Ainsi, frères et sœurs, le Christ nous appelle à porter le fruit de l’Esprit, à la fois pour la gloire du Père, pour notre propre bonheur et  pour celui des autres (puisque nous sommes tous liés les uns aux autres en étant greffés sur lui). Pour cela, il nous demande de demeurer en lui, et de nous laisser émonder par le Père, d’une manière aussi bien active que passive. Le Père a 2 mains, l’une plus féminine qui console et l’autre plus virile qui émonde[viii]. Dans les deux cas, il se sert de sa Parole. C’est grâce à elle que Dieu demeure en nous : « Si quelqu’un m’aime, il gardera ma parole, et mon Père l’aimera et nous viendrons vers lui et nous nous ferons une demeure chez lui. » (Jn 14,23) C’est grâce à elle aussi qu’il peut nous émonder : « Mais vous, déjà vous voici purifiés grâce à la parole que je vous ai dite ». Quelles que soit l’ascèse que nous choisissons ou l’épreuve que le Seigneur nous donne de traverser, elles ne peuvent nous purifier que si nous les vivons en union avec Lui, à la lumière de sa Parole. Elles peuvent alors être sources de joie[ix]. Sans quoi, elles peuvent nous centrer sur nous-mêmes ou, pire, nous écraser[x]. Aussi, posons-nous quelques questions. Quelle place est-ce que je donne à la Parole de Dieu ? Combien de temps est-ce que je consacre à l’oraison chaque jour ? Combien de fois par an vais-je me confesser ? Est-ce que j’accepte de bon gré, et même avec joie, les épreuves que je rencontre ? Concluons par une des paroles, extraordinaire, que nous venons d’entendre : « Si vous demeurez en moi, et que mes paroles demeurent en vous, demandez tout ce que vous voulez, et cela se réalisera pour vous ». Demandons au Seigneur qu’il nous donne de produire toujours davantage le fruit de l’Esprit, pour la gloire du Père et pour notre bonheur à tous.

[i] Aux Philippiens par exemple, il écrit : « je cours vers le but pour remporter le prix auquel Dieu nous appelle là-haut dans le Christ Jésus. » (Ph 3,14)

[ii] cf Gn 2,2

[iii] cf Mc 6,31

[iv]cf Lc 6,12

[v] « Marthe, Marthe, tu te donnes du souci et tu t’agites pour bien des choses. Une seule est nécessaire.

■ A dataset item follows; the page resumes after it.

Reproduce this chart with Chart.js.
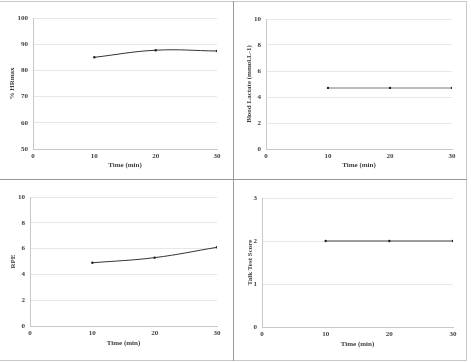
<!DOCTYPE html>
<html>
<head>
<meta charset="utf-8">
<script src="https://cdn.jsdelivr.net/npm/chart.js@4"></script>
<style>
  html, body { margin: 0; padding: 0; background: #fff; }
  #wrap { position: relative; width: 471px; height: 362px; overflow: hidden; }
  canvas { position: absolute; left: 0; top: 0; }
  .rule { position: absolute; background: #c8c8c8; }
</style>
</head>
<body>
<div id="wrap">
  <div class="rule" style="left:0;top:1px;width:467px;height:1px;"></div>
  <div class="rule" style="left:0;top:360px;width:467px;height:1px;"></div>
  <div class="rule" style="left:466px;top:1px;width:1px;height:360px;"></div>
  <div class="rule" style="left:233px;top:1px;width:1px;height:360px;background:#999;"></div>
  <div class="rule" style="left:0;top:179px;width:467px;height:1px;background:#999;"></div>
  <canvas id="hr" width="471" height="362"></canvas>
  <canvas id="lac" width="471" height="362"></canvas>
  <canvas id="rpe" width="471" height="362"></canvas>
  <canvas id="talk" width="471" height="362"></canvas>
</div>
<script>
// Time points (min)
const timeMin = [10, 20, 30];
const hrMax = [85, 87.7, 87.4];      // % HRmax
const lactate = [4.7, 4.7, 4.7];     // mmol.L-1
const rpe = [4.9, 5.3, 6.1];
const talkTest = [2, 2, 2];

const FONT = { family: '"Liberation Serif", "Times New Roman", serif', size: 7, weight: 'bold' };
const TEXT = '#404040';

// Build one small panel; box = where the plot area should sit on the page
function makePanel(id, values, yMin, yMax, yStep, yTitle, box, lineColor, lineWidth, tension) {
    const lh = 8;
    return new Chart(document.getElementById(id), {
        type: 'line',
        data: {
            datasets: [{
                data: timeMin.map((t, i) => ({ x: t, y: values[i] })),
                borderColor: lineColor,
                borderWidth: lineWidth,
                pointRadius: 1.2,
                pointBackgroundColor: '#222',
                pointBorderWidth: 0,
                tension: tension
            }]
        },
        options: {
            responsive: false,
            animation: false,
            events: [],
            layout: {
                padding: {
                    left: box.titleX - lh / 2,
                    top: box.top,
                    right: 471 - box.right,
                    bottom: 362 - (box.xTitleY + lh / 2)
                }
            },
            plugins: { legend: { display: false }, tooltip: { enabled: false } },
            scales: {
                x: {
                    type: 'linear',
                    min: 0, max: 30,
                    ticks: { stepSize: 10, color: TEXT, font: FONT, padding: 3, maxRotation: 0 },
                    grid: { display: false, drawTicks: false },
                    border: { color: '#c8c8c8' },
                    title: { display: true, text: 'Time (min)', color: TEXT, font: FONT, padding: 0 },
                    afterFit: s => { s.height = box.xTitleY + lh / 2 - box.bottom; }
                },
                y: {
                    min: yMin, max: yMax,
                    ticks: { stepSize: yStep, color: TEXT, font: FONT, padding: 5 },
                    grid: { color: '#e8e8e8', drawTicks: false },
                    border: { color: '#c8c8c8' },
                    title: { display: true, text: yTitle, color: TEXT, font: FONT, padding: 0 },
                    afterFit: s => { s.width = box.left - (box.titleX - lh / 2); }
                }
            }
        }
    });
}

makePanel('hr', hrMax, 50, 100, 10, '% HRmax',
    { left: 33, right: 217, top: 18, bottom: 149, titleX: 12, xTitleY: 165 }, '#333', 1, 0.4);
makePanel('lac', lactate, 0, 10, 2, 'Blood Lactate (mmol.L-1)',
    { left: 266, right: 452, top: 19, bottom: 149, titleX: 249, xTitleY: 165 }, '#a6a6a6', 1.5, 0);
makePanel('rpe', rpe, 0, 10, 2, 'RPE',
    { left: 30, right: 217, top: 197, bottom: 326, titleX: 13, xTitleY: 343 }, '#333', 1, 0.4);
makePanel('talk', talkTest, 0, 3, 1, 'Talk Test Score',
    { left: 262, right: 453, top: 198, bottom: 327, titleX: 250, xTitleY: 344 }, '#7f7f7f', 1.5, 0);
</script>
</body>
</html>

Marie a choisi la meilleure part, elle ne lui sera pas enlevée. » (Lc 10,41‑42)

 

[vi] (cf 1 Th 5,17)

 

[vii] Le temps que nous passons dans l’intimité avec le Seigneur doit nous aider à agir uni à lui tout le reste du temps, et donc à garder ses commandements. Saint Jean écrit : « Celui qui garde ses commandements demeure en Dieu, et Dieu en lui » (2° lect.). De quels commandements s’agit-il ? Il le précise : « voici son commandement : mettre notre foi dans le nom de son Fils Jésus Christ, et nous aimer les uns les autres comme il nous l’a commandé ». Aimer « par des actes et en vérité », voilà qui nous permet de porter le même fruit que le Christ.

 

[viii] Comme Rembrandt l’a bien mis en lumière dans sa peinture sur l’enfant prodigue.

 

[ix] Dans son épître, saint Jacques va jusqu’à écrire : « Mes frères, quand vous butez sur toute sorte d’épreuves, pensez que c’est une grande joie. Car l’épreuve, qui vérifie la qualité de votre foi, produit en vous la persévérance, et la persévérance doit vous amener à une conduite parfaite ; ainsi vous serez vraiment parfaits, il ne vous manquera rien. » (Jc 1, 2‑4)

 

[x] Saint Paul a vécu pleinement de cette manière, lui qui était à la fois un grand ascète et qui a été en butte à l’hostilité de beaucoup dès le début de son ministère (1° lect.)